The skills most valuable to aspiring PMs

As product managers (PMs) assume a more central role in business strategy, different skills have come into demand for the role. Iwashita noted the importance of “soft” skills, particularly around leadership. “To be the agents of change that businesses are expecting product managers to be, you have to be comfortable taking bold action, standing up for what’s right,” he said. 

For Patel, it’s obsession with one’s product domain—something that lets a PM better understand customer wants and needs. “When I mentor new PMs,” he explained, “I tell them the companies that you should work for are the companies whose products and services you use—or their competitors. If you order 50 Ubers a day, go work for Uber or Lyft because you’re going to empathize with your customer.”

Mamut stressed the importance of good judgment for up-and-coming PMs, particularly around customer wants and needs and how they may change in the future. “Our job is to figure out: What is the world going to want 6 months from now, 12 months from now, 18 months from now, when our vision is actually able to be built?” she noted. “Customer needs are not just their needs, they’re actually based on habits, beliefs, behaviors, and mental models.” Understanding where those beliefs are—and how they may evolve in the future—is essential for a PM to be successful. 

PMs as change leaders

Ultimately, the best PMs bring a special skillset that puts them in a unique position to lead change within their business.
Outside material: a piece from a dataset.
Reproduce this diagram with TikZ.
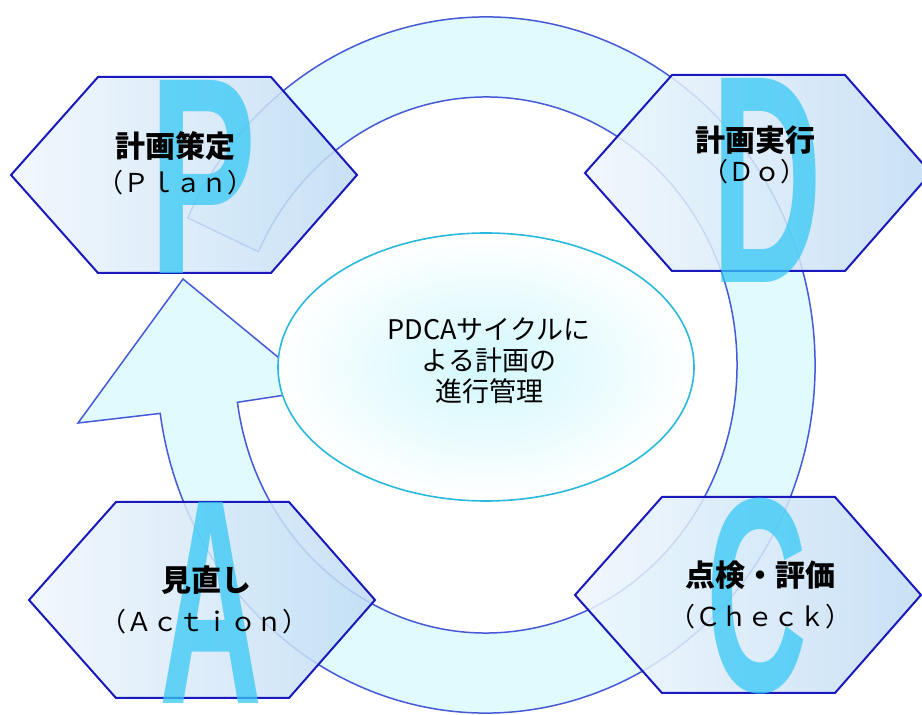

If you’re a strong PM, Iwashita explained, “you’re a really skilled problem solver able to synthesize a lot of different inputs.” For him, “the ability to synthesize all that data and to communicate your plan in a very clear way is unique to a product manager.”

He concluded by noting the unique position PMs now find themselves in: “Product people are the only ones whose job it is to reconcile the business needs with the user needs.” Sitting at that intersection between the user and the business makes the PM vital in their organization’s success.